→ Stored data
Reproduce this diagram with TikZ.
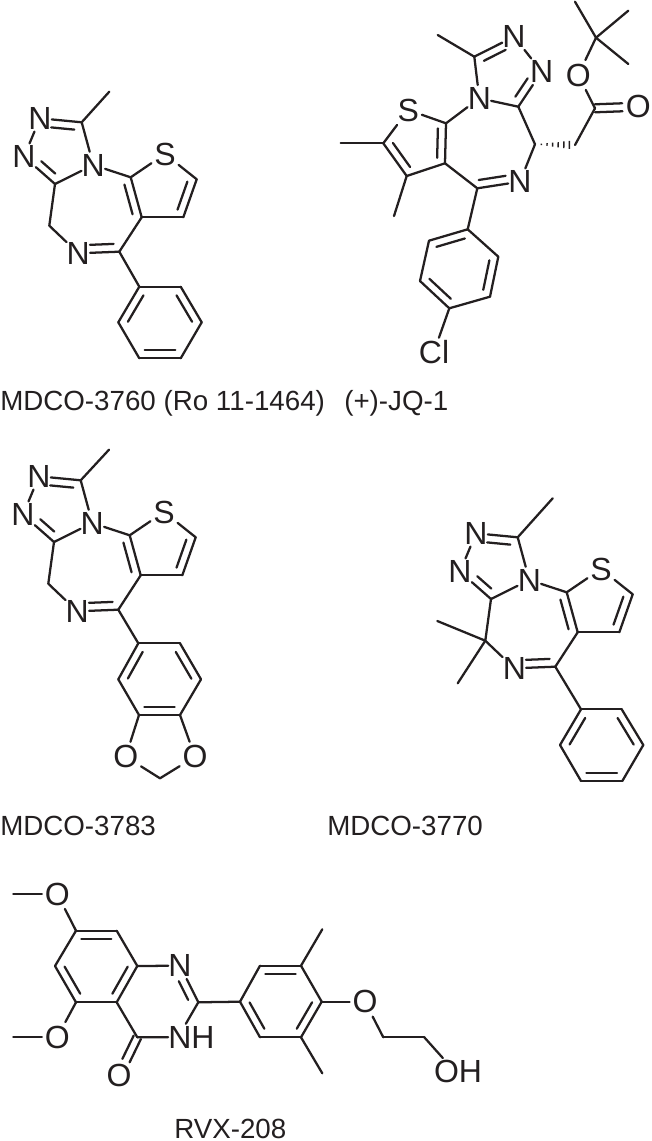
\documentclass[tikz,border=0pt]{standalone}
\usepackage{fontspec}
\setmainfont{Liberation Sans}
\usetikzlibrary{calc}
\definecolor{ink}{HTML}{231F20}
\tikzset{
  bond/.style={draw=ink,line width=1.7pt,line cap=round,line join=round},
  hash/.style={draw=ink,line width=1.1pt},
  atom/.style={rectangle,inner xsep=0pt,inner ysep=1.5pt,text=ink,font=\fontsize{24}{28}\selectfont},
  oxy/.style={atom,inner xsep=2pt,inner ysep=2.5pt},
  caption/.style={anchor=base west,inner sep=0pt,text=ink,font=\fontsize{20.8}{24}\selectfont},
}
% inner line of a double bond: a, b, signed offset, shortening at a, at b
\newcommand{\dbl}[5]{\draw[bond,shorten <=#4,shorten >=#5] ($(#1)!#3!90:(#2)$) -- ($(#2)!#3!-90:(#1)$);}
% six-membered aromatic ring from coordinates pv1..pv6 listed clockwise
\newcommand{\benz}[1]{%
  \foreach \a/\b in {1/2,2/3,3/4,4/5,5/6,6/1} \draw[bond] (#1v\a) -- (#1v\b);
  \dbl{#1v6}{#1v1}{-6pt}{4pt}{4pt}
  \dbl{#1v2}{#1v3}{-6pt}{4pt}{4pt}
  \dbl{#1v4}{#1v5}{-6pt}{4pt}{4pt}
}
% thieno-triazolo-diazepine core shared by three of the compounds
\newcommand{\core}[3]{%
  \begin{scope}[shift={(#2,#3)}]
  \coordinate (#1C3) at (81.7,122.3);
  \node[atom] (#1N2) at (40,118.3) {N};
  \node[atom] (#1N1) at (24,156.7) {N};
  \coordinate (#1Cb) at (55,184);
  \node[atom] (#1N4) at (93.3,165) {N};
  \coordinate (#1Ca) at (130.7,177.3);
  \node[oxy] (#1S) at (165,154) {S};
  \coordinate (#1Cc) at (196.7,179.3);
  \coordinate (#1Cd) at (183.3,217.3);
  \coordinate (#1Ce) at (141.7,217.3);
  \coordinate (#1Cf) at (119.3,251.7);
  \node[atom] (#1N) at (78.3,253.3) {N};
  \coordinate (#1Cg) at (49.3,225.7);
  \end{scope}
  \foreach \a/\b in {#1C3/#1N2,#1N2/#1N1,#1N1/#1Cb,#1Cb/#1N4,#1N4/#1C3,#1N4/#1Ca,#1Ca/#1S,#1S/#1Cc,#1Cc/#1Cd,#1Cd/#1Ce,#1Ce/#1Ca,#1Ce/#1Cf,#1Cf/#1N,#1N/#1Cg,#1Cg/#1Cb}
    \draw[bond] (\a) -- (\b);
  \dbl{#1C3}{#1N2}{6pt}{5pt}{9pt}
  \dbl{#1Cb}{#1N1}{-6pt}{5pt}{12pt}
  \dbl{#1Ca}{#1Ce}{-6pt}{4pt}{4pt}
  \dbl{#1Cc}{#1Cd}{-6pt}{4pt}{4pt}
  \dbl{#1Cf}{#1N}{-6pt}{4pt}{9pt}
}
\begin{document}
\begin{tikzpicture}[x=0.75pt,y=-0.75pt]
\useasboundingbox (0,0) rectangle (651,1141);

% MDCO-3760
\core{a}{0}{0}
\coordinate (aMe) at (109.3,91.7);
\draw[bond] (aC3) -- (aMe);
\coordinate (av1) at (139.3,286.7);
\coordinate (av2) at (180.7,286.7);
\coordinate (av3) at (201.7,322.3);
\coordinate (av4) at (180.7,358.3);
\coordinate (av5) at (139.3,358.3);
\coordinate (av6) at (118.3,322.3);
\benz{a}
\draw[bond] (aCf) -- (av1);
\node[caption] (capa) at (0,410) {MDCO-3760 (Ro 11-1464)};

% (+)-JQ-1
\coordinate (jCq) at (596,37.7);
\coordinate (jM1) at (575,1.7);
\coordinate (jM2) at (628.3,10.7);
\coordinate (jM3) at (628.3,64);
\node[oxy] (jOe) at (578.3,75) {O};
\coordinate (jCo) at (595,108.3);
\node[oxy] (jOd) at (638.3,106.7) {O};
\coordinate (jCH) at (575,145);
\coordinate (jSt) at (535,144.3);
\coordinate (jCb) at (518.3,106.7);
\node[atom] (jN1) at (541.7,71.7) {N};
\node[atom] (jN2) at (514,36.7) {N};
\coordinate (jC3) at (474.3,56.7);
\coordinate (jMe) at (437.7,35);
\node[atom] (jN4) at (479.3,98.3) {N};
\coordinate (jCa) at (446,123.3);
\node[oxy] (jS) at (408.3,110) {S};
\coordinate (jCc) at (383.3,143.3);
\coordinate (jMc) at (340.7,143.3);
\coordinate (jCd) at (406.7,176);
\coordinate (jMd) at (394,216);
\coordinate (jCe) at (445,163.3);
\coordinate (jCf) at (477.3,188.3);
\node[atom] (jN) at (520,181.7) {N};
\coordinate (jv1) at (467.7,229.3);
\coordinate (jv2) at (498.3,256.7);
\coordinate (jv3) at (490,296.7);
\coordinate (jv4) at (449.3,308.3);
\coordinate (jv5) at (420,281);
\coordinate (jv6) at (429,240.7);
\node[atom] (jCl) at (434,351.7) {Cl};
\foreach \a/\b in {jCq/jM1,jCq/jM2,jCq/jM3,jCq/jOe,jOe/jCo,jCo/jCH,jSt/jCb,jSt/jN,jCb/jN1,jN1/jN2,jN2/jC3,jC3/jMe,jC3/jN4,jN4/jCb,jN4/jCa,jCa/jS,jS/jCc,jCc/jMc,jCc/jCd,jCd/jMd,jCd/jCe,jCe/jCa,jCe/jCf,jCf/jN,jCf/jv1,jv4/jCl}
  \draw[bond] (\a) -- (\b);
\dbl{jCo}{jOd}{3pt}{0pt}{12pt}
\dbl{jCo}{jOd}{-3pt}{0pt}{12pt}
\dbl{jC3}{jN2}{-6pt}{5pt}{10pt}
\dbl{jCb}{jN1}{6pt}{5pt}{10pt}
\dbl{jCa}{jCe}{-6pt}{4pt}{4pt}
\dbl{jCc}{jCd}{6pt}{4pt}{4pt}
\dbl{jCf}{jN}{6pt}{2pt}{10pt}
\benz{j}
\foreach \t/\h in {.16/.5pt,.30/1pt,.44/1.5pt,.58/2pt,.72/2.5pt,.86/3pt}
  \draw[hash] ($(jSt)!\t!(jCH)!\h!90:(jCH)$) -- ($(jSt)!\t!(jCH)!\h!-90:(jCH)$);
\node[caption] (capj) at (344,410) {(+)-JQ-1};

% MDCO-3783
\core{b}{-1}{358}
\coordinate (bMe) at (109,449.7);
\draw[bond] (bC3) -- (bMe);
\coordinate (bv1) at (138.3,643.3);
\coordinate (bv2) at (180,643.3);
\coordinate (bv3) at (201,679.3);
\coordinate (bv4) at (180,715);
\coordinate (bv5) at (139,715);
\coordinate (bv6) at (118.3,679.3);
\benz{b}
\draw[bond] (bCf) -- (bv1);
\node[oxy] (bO1) at (125.7,756.7) {O};
\node[oxy] (bO2) at (195,756.7) {O};
\coordinate (bCm) at (160,778.3);
\foreach \a/\b in {bv5/bO1,bv4/bO2,bO1/bCm,bO2/bCm}
  \draw[bond] (\a) -- (\b);
\node[caption] (capb) at (0,835) {MDCO-3783};

% MDCO-3770
\core{c}{436}{415}
\coordinate (cMe) at (552.7,498.3);
\draw[bond] (cC3) -- (cMe);
\coordinate (cM1) at (437.3,621);
\coordinate (cM2) at (457.7,683.3);
\draw[bond] (cCg) -- (cM1);
\draw[bond] (cCg) -- (cM2);
\coordinate (cv1) at (581,709.3);
\coordinate (cv2) at (621.7,709.3);
\coordinate (cv3) at (643.3,745);
\coordinate (cv4) at (622.3,781);
\coordinate (cv5) at (581,781);
\coordinate (cv6) at (560,745);
\benz{c}
\draw[bond] (cCf) -- (cv1);
\node[caption] (capc) at (327,835) {MDCO-3770};

% RVX-208
\coordinate (rM7) at (13.3,894);
\node[oxy] (rO7) at (57.3,894) {O};
\coordinate (rC7) at (76,930.7);
\coordinate (rC8) at (116.7,930.7);
\coordinate (rC8a) at (137.3,966);
\coordinate (rC4a) at (116.7,1002.3);
\coordinate (rC5) at (76,1002.3);
\coordinate (rC6) at (55,966);
\node[oxy] (rO5) at (57.3,1037) {O};
\coordinate (rM5) at (13.3,1037);
\coordinate (rC4) at (137.3,1037.3);
\node[oxy] (rO4) at (119,1075) {O};
\node[atom] (rNH) at (191.5,1037) {NH};
\node[atom] (rN1) at (180,965.7) {N};
\coordinate (rC2) at (198.3,1002.3);
\coordinate (rC1p) at (240,1001.7);
\coordinate (rC2p) at (260,965.7);
\coordinate (rC3p) at (301,965.7);
\coordinate (rC4p) at (321.7,1001.7);
\coordinate (rC5p) at (301,1037.3);
\coordinate (rC6p) at (260,1037.3);
\coordinate (rM3) at (322.3,929.3);
\coordinate (rM5p) at (322.3,1073.3);
\node[oxy] (rOe) at (365,1001.7) {O};
\coordinate (rCx) at (383.3,1037.3);
\coordinate (rCy) at (424.3,1037.3);
\node[atom] (rOH) at (458,1071.7) {OH};
\foreach \a/\b in {rM7/rO7,rO7/rC7,rC7/rC8,rC8/rC8a,rC8a/rC4a,rC4a/rC5,rC5/rC6,rC6/rC7,rC5/rO5,rO5/rM5,rC4a/rC4,rC4/rNH,rC8a/rN1,rN1/rC2,rC2/rC1p,rC1p/rC2p,rC2p/rC3p,rC3p/rC4p,rC4p/rC5p,rC5p/rC6p,rC6p/rC1p,rC3p/rM3,rC5p/rM5p,rC4p/rOe,rOe/rCx,rCx/rCy}
  \draw[bond] (\a) -- (\b);
\draw[bond] (rC2) -- (rNH.113);
\draw[bond] (rCy) -- (rOH.138);
\dbl{rC4}{rO4}{3pt}{0pt}{12pt}
\dbl{rC4}{rO4}{-3pt}{0pt}{12pt}
\dbl{rC7}{rC8}{-6pt}{4pt}{4pt}
\dbl{rC8a}{rC4a}{-6pt}{4pt}{4pt}
\dbl{rC5}{rC6}{-6pt}{4pt}{4pt}
\dbl{rC2}{rN1}{6pt}{5pt}{10pt}
\dbl{rC2p}{rC3p}{-6pt}{4pt}{4pt}
\dbl{rC4p}{rC5p}{-6pt}{4pt}{4pt}
\dbl{rC6p}{rC1p}{-6pt}{4pt}{4pt}
\node[caption] (capr) at (174,1138) {RVX-208};
\end{tikzpicture}
\end{document}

→ Directive
In the data above, please extract the lines from the first one through the line with "(0,0) rectangle (651,1141);", exactly, and keep pictures out.

→ Result
Reproduce this diagram with TikZ.
\documentclass[tikz,border=0pt]{standalone}
\usepackage{fontspec}
\setmainfont{Liberation Sans}
\usetikzlibrary{calc}
\definecolor{ink}{HTML}{231F20}
\tikzset{
  bond/.style={draw=ink,line width=1.7pt,line cap=round,line join=round},
  hash/.style={draw=ink,line width=1.1pt},
  atom/.style={rectangle,inner xsep=0pt,inner ysep=1.5pt,text=ink,font=\fontsize{24}{28}\selectfont},
  oxy/.style={atom,inner xsep=2pt,inner ysep=2.5pt},
  caption/.style={anchor=base west,inner sep=0pt,text=ink,font=\fontsize{20.8}{24}\selectfont},
}
% inner line of a double bond: a, b, signed offset, shortening at a, at b
\newcommand{\dbl}[5]{\draw[bond,shorten <=#4,shorten >=#5] ($(#1)!#3!90:(#2)$) -- ($(#2)!#3!-90:(#1)$);}
% six-membered aromatic ring from coordinates pv1..pv6 listed clockwise
\newcommand{\benz}[1]{%
  \foreach \a/\b in {1/2,2/3,3/4,4/5,5/6,6/1} \draw[bond] (#1v\a) -- (#1v\b);
  \dbl{#1v6}{#1v1}{-6pt}{4pt}{4pt}
  \dbl{#1v2}{#1v3}{-6pt}{4pt}{4pt}
  \dbl{#1v4}{#1v5}{-6pt}{4pt}{4pt}
}
% thieno-triazolo-diazepine core shared by three of the compounds
\newcommand{\core}[3]{%
  \begin{scope}[shift={(#2,#3)}]
  \coordinate (#1C3) at (81.7,122.3);
  \node[atom] (#1N2) at (40,118.3) {N};
  \node[atom] (#1N1) at (24,156.7) {N};
  \coordinate (#1Cb) at (55,184);
  \node[atom] (#1N4) at (93.3,165) {N};
  \coordinate (#1Ca) at (130.7,177.3);
  \node[oxy] (#1S) at (165,154) {S};
  \coordinate (#1Cc) at (196.7,179.3);
  \coordinate (#1Cd) at (183.3,217.3);
  \coordinate (#1Ce) at (141.7,217.3);
  \coordinate (#1Cf) at (119.3,251.7);
  \node[atom] (#1N) at (78.3,253.3) {N};
  \coordinate (#1Cg) at (49.3,225.7);
  \end{scope}
  \foreach \a/\b in {#1C3/#1N2,#1N2/#1N1,#1N1/#1Cb,#1Cb/#1N4,#1N4/#1C3,#1N4/#1Ca,#1Ca/#1S,#1S/#1Cc,#1Cc/#1Cd,#1Cd/#1Ce,#1Ce/#1Ca,#1Ce/#1Cf,#1Cf/#1N,#1N/#1Cg,#1Cg/#1Cb}
    \draw[bond] (\a) -- (\b);
  \dbl{#1C3}{#1N2}{6pt}{5pt}{9pt}
  \dbl{#1Cb}{#1N1}{-6pt}{5pt}{12pt}
  \dbl{#1Ca}{#1Ce}{-6pt}{4pt}{4pt}
  \dbl{#1Cc}{#1Cd}{-6pt}{4pt}{4pt}
  \dbl{#1Cf}{#1N}{-6pt}{4pt}{9pt}
}
\begin{document}
\begin{tikzpicture}[x=0.75pt,y=-0.75pt]
\useasboundingbox (0,0) rectangle (651,1141);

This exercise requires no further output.